==== MATERIAL

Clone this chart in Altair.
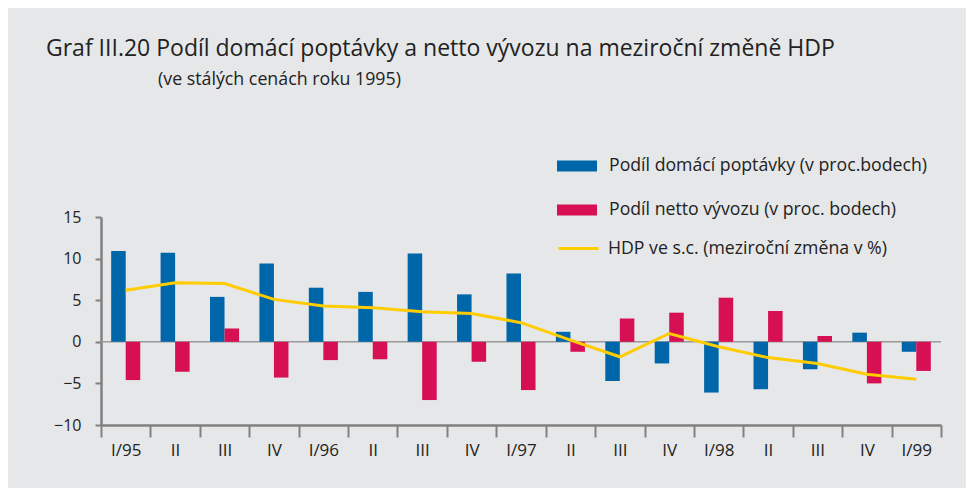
import altair as alt
import pandas as pd

quarters = ["I/95", "II/95", "III/95", "IV/95", "I/96", "II/96", "III/96", "IV/96",
            "I/97", "II/97", "III/97", "IV/97", "I/98", "II/98", "III/98", "IV/98", "I/99"]
domestic = [10.9, 10.7, 5.4, 9.4, 6.5, 6.0, 10.6, 5.7, 8.2, 1.2, -4.7, -2.6, -6.1, -5.7, -3.3, 1.1, -1.2]
net_exports = [-4.6, -3.6, 1.6, -4.3, -2.2, -2.1, -7.0, -2.4, -5.8, -1.2, 2.8, 3.5, 5.3, 3.7, 0.7, -5.0, -3.5]
gdp = [6.2, 7.1, 7.0, 5.1, 4.3, 4.1, 3.6, 3.4, 2.3, 0.2, -1.8, 1.0, -0.6, -1.9, -2.6, -3.9, -4.5]
series_names = ["Podíl domácí poptávky (v proc.bodech)",
                "Podíl netto vývozu (v proc. bodech)",
                "HDP ve s.c. (meziroční změna v %)"]
colors = ["#0066AA", "#D70F53", "#FFCC00"]
y_ticks = [-10, -5, 0, 5, 10, 15]
title_text = "Graf III.20 Podíl domácí poptávky a netto vývozu na meziroční změně HDP"
subtitle_text = "(ve stálých cenách roku 1995)"

FONT = "Open Sans"
TEXT = "#222222"
AXIS = "#808080"
BG = "#E6E7E9"

bars_df = pd.DataFrame({
    "q": quarters * 2,
    "series": [series_names[0]] * len(quarters) + [series_names[1]] * len(quarters),
    "value": domestic + net_exports,
})
line_df = pd.DataFrame({"q": quarters, "value": gdp, "series": [series_names[2]] * len(quarters)})
zero_df = pd.DataFrame({"v": [0]})
title_df = pd.DataFrame({"t": [title_text]})
sub_df = pd.DataFrame({"t": [subtitle_text]})

x_axis = alt.Axis(
    title=None, tickBand="extent", labelAngle=0,
    labelExpr="!datum.value ? '' : (split(datum.value, '/')[0] == 'I' ? datum.value : split(datum.value, '/')[0])",
    domainColor=AXIS, domainWidth=2.5, tickColor=AXIS, tickWidth=2, tickSize=12,
    labelPadding=5, labelFontSize=17, labelFont=FONT, labelColor=TEXT,
)
y_axis = alt.Axis(
    title=None, values=y_ticks, grid=False, domainColor=AXIS, domainWidth=2.5,
    tickColor=AXIS, tickWidth=2, tickSize=6, labelPadding=14, labelFontSize=16,
    labelFont=FONT, labelColor=TEXT,
)
x_enc = alt.X("q:N", sort=quarters,
              scale=alt.Scale(domain=quarters, paddingInner=0, paddingOuter=0),
              axis=x_axis)
y_scale = alt.Scale(domain=[-10, 15], nice=False, zero=False)

rect_path = "M-1,-0.27H1V0.27H-1Z"

bar_legend = alt.Legend(
    title=None, orient="none", legendX=456, legendY=-71, direction="vertical",
    symbolSize=1600, symbolType=rect_path, symbolStrokeWidth=0,
    labelFont=FONT, labelFontSize=17.7, labelColor=TEXT, labelOffset=12,
    rowPadding=15, padding=0, labelLimit=500,
)
line_legend = alt.Legend(
    title=None, orient="none", legendX=456, legendY=10, direction="vertical",
    symbolSize=1600, symbolType="stroke", symbolStrokeWidth=3,
    labelFont=FONT, labelFontSize=17.7, labelColor=TEXT, labelOffset=8,
    padding=0, labelLimit=500,
)

zero = alt.Chart(zero_df).mark_rule(color="#9A9A9A", strokeWidth=1.5).encode(
    y=alt.Y("v:Q", scale=y_scale, axis=y_axis)
)

bars = alt.Chart(bars_df).mark_bar().encode(
    x=x_enc,
    xOffset=alt.XOffset("series:N", sort=series_names[:2],
                        scale=alt.Scale(domain=series_names[:2], paddingOuter=0.7, paddingInner=0)),
    y=alt.Y("value:Q", scale=y_scale, axis=y_axis),
    color=alt.Color("series:N", scale=alt.Scale(domain=series_names[:2], range=colors[:2]),
                    legend=bar_legend),
)

line = alt.Chart(line_df).mark_line(strokeWidth=3).encode(
    x=alt.X("q:N", sort=quarters),
    y=alt.Y("value:Q", scale=y_scale),
    stroke=alt.Stroke("series:N", scale=alt.Scale(domain=series_names[2:], range=colors[2:]),
                      legend=line_legend),
)

title = alt.Chart(title_df).mark_text(
    align="left", baseline="alphabetic", font=FONT, fontSize=23, color=TEXT
).encode(x=alt.value(-55), y=alt.value(-161), text="t:N")

subtitle = alt.Chart(sub_df).mark_text(
    align="left", baseline="alphabetic", font=FONT, fontSize=17.8, color=TEXT
).encode(x=alt.value(57), y=alt.value(-132), text="t:N")

chart = alt.layer(zero, bars, line, title, subtitle).properties(
    width=840, height=208,
    autosize=alt.AutoSizeParams(type="none"),
    padding={"left": 93, "top": 209, "right": 25, "bottom": 63},
    background=BG,
).resolve_scale(color="independent", stroke="independent").configure_view(stroke=None)

chart.save("out.html", embed_options={"renderer": "svg", "actions": False})
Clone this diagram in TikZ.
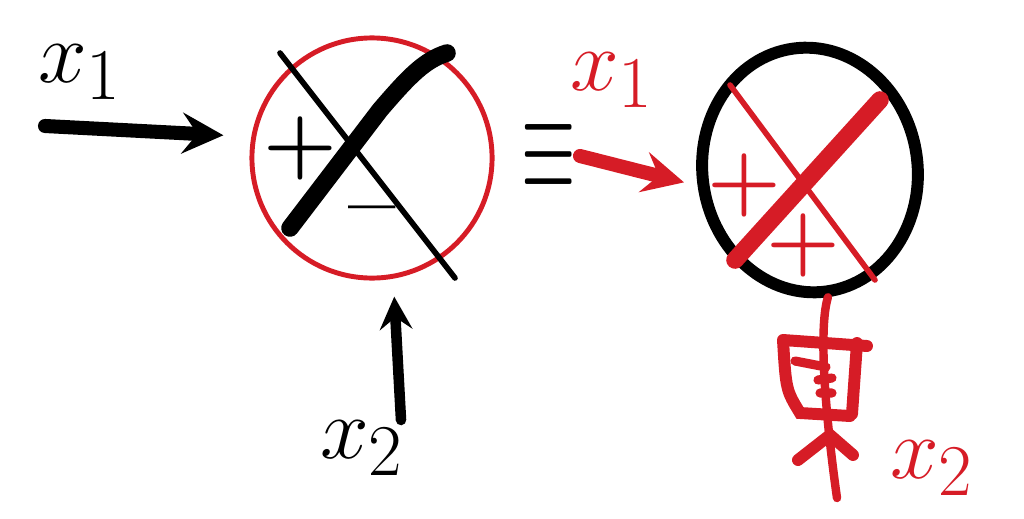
\documentclass[tikz,border=0pt]{standalone}
\usetikzlibrary{shapes.geometric}
\definecolor{sketchred}{RGB}{214,28,38}
\begin{document}
\begin{tikzpicture}[
			x = 0.01cm, y = -0.01cm, % pixel grid, y downwards
			> = stealth, % arrow head style
			line cap = round,
			font = \fontsize{28}{30}\selectfont
			]
			
			\tikzstyle{pen}=[line width = 4pt]
			\tikzstyle{thinpen}=[line width = 1.6pt]
			\tikzstyle{sign}=[inner sep = 0pt, font = \fontsize{24}{26}\selectfont\bfseries]
			
			\useasboundingbox (0,0) rectangle (1024,518);
			
			% the summing point and its twin
			\node[circle, draw = sketchred, line width = 1.4pt, minimum size = 2.4cm] (sum) at (372,158) {};
			\node[ellipse, draw, line width = 3.4pt, minimum width = 2.15cm, minimum height = 2.45cm, rotate = 8] (neg) at (810,170) {};
			
			% inputs
			\coordinate (xa) at (45,126);
			\coordinate (xb) at (401,420);
			\coordinate (xc) at (580,156);
			
			\node (lxa) at (80,72) {$x_1$};
			\node (lxb) at (362,448) {$x_2$};
			\node[sketchred] (lxc) at (612,80) {$x_1$};
			\node[sketchred] (lxd) at (932,468) {$x_2$};
			
			\path[->]
			(xa) edge [pen, shorten > = 0.28cm] (sum.170)
			(xb) edge [pen, line width = 3pt, shorten > = 0.18cm] (sum.-80)
			(xc) edge [pen, sketchred, shorten > = 0.14cm] (neg.west)
			;
			
			% cross in the left circle
			\draw[thinpen] (280,53) -- (455,278);
			\draw[pen, line width = 5pt] (447,53) .. controls (425,60) and (410,75) .. (380,110) -- (290,228);
			\node[sign] (pa) at (300,148) {+};
			\node[sign] (ma) at (372,218) {--};
			
			% equals
			\node[font = \fontsize{24}{24}\selectfont, xscale = 0.8, yscale = 1.6, transform shape] (eq) at (549,157) {$\equiv$};
			
			% cross in the right one
			\draw[sketchred, thinpen] (730,85) -- (875,280);
			\draw[sketchred, pen, line width = 5pt] (880,100) -- (735,260);
			\node[sign, sketchred] (pb) at (744,185) {+};
			\node[sign, sketchred] (pc) at (803,245) {+};
			
			% inverted second input
			\draw[sketchred, line width = 2.4pt] (neg.south) .. controls (818,330) and (826,420) .. (837,498);
			\draw[sketchred, line width = 3.4pt]
			(783,340) -- (867,346)
			(783,340) .. controls (786,390) .. (800,413) -- (850,416)
			(857,343) -- (852,414)
			(798,460) -- (830,435) -- (853,455);
			\draw[sketchred, line width = 2.6pt]
			(795,361) -- (826,367)
			(818,380) -- (832,378)
			(820,393) -- (832,393);
		\end{tikzpicture}
\end{document}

========

## TASK
Set down, without pictures, the lines between the line holding "Clone this diagram in TikZ." and the line holding "(xc) at (580,156);", both inclusive.

## WRITTEN REPLY
Clone this diagram in TikZ.
\documentclass[tikz,border=0pt]{standalone}
\usetikzlibrary{shapes.geometric}
\definecolor{sketchred}{RGB}{214,28,38}
\begin{document}
\begin{tikzpicture}[
			x = 0.01cm, y = -0.01cm, % pixel grid, y downwards
			> = stealth, % arrow head style
			line cap = round,
			font = \fontsize{28}{30}\selectfont
			]
			
			\tikzstyle{pen}=[line width = 4pt]
			\tikzstyle{thinpen}=[line width = 1.6pt]
			\tikzstyle{sign}=[inner sep = 0pt, font = \fontsize{24}{26}\selectfont\bfseries]
			
			\useasboundingbox (0,0) rectangle (1024,518);
			
			% the summing point and its twin
			\node[circle, draw = sketchred, line width = 1.4pt, minimum size = 2.4cm] (sum) at (372,158) {};
			\node[ellipse, draw, line width = 3.4pt, minimum width = 2.15cm, minimum height = 2.45cm, rotate = 8] (neg) at (810,170) {};
			
			% inputs
			\coordinate (xa) at (45,126);
			\coordinate (xb) at (401,420);
			\coordinate (xc) at (580,156);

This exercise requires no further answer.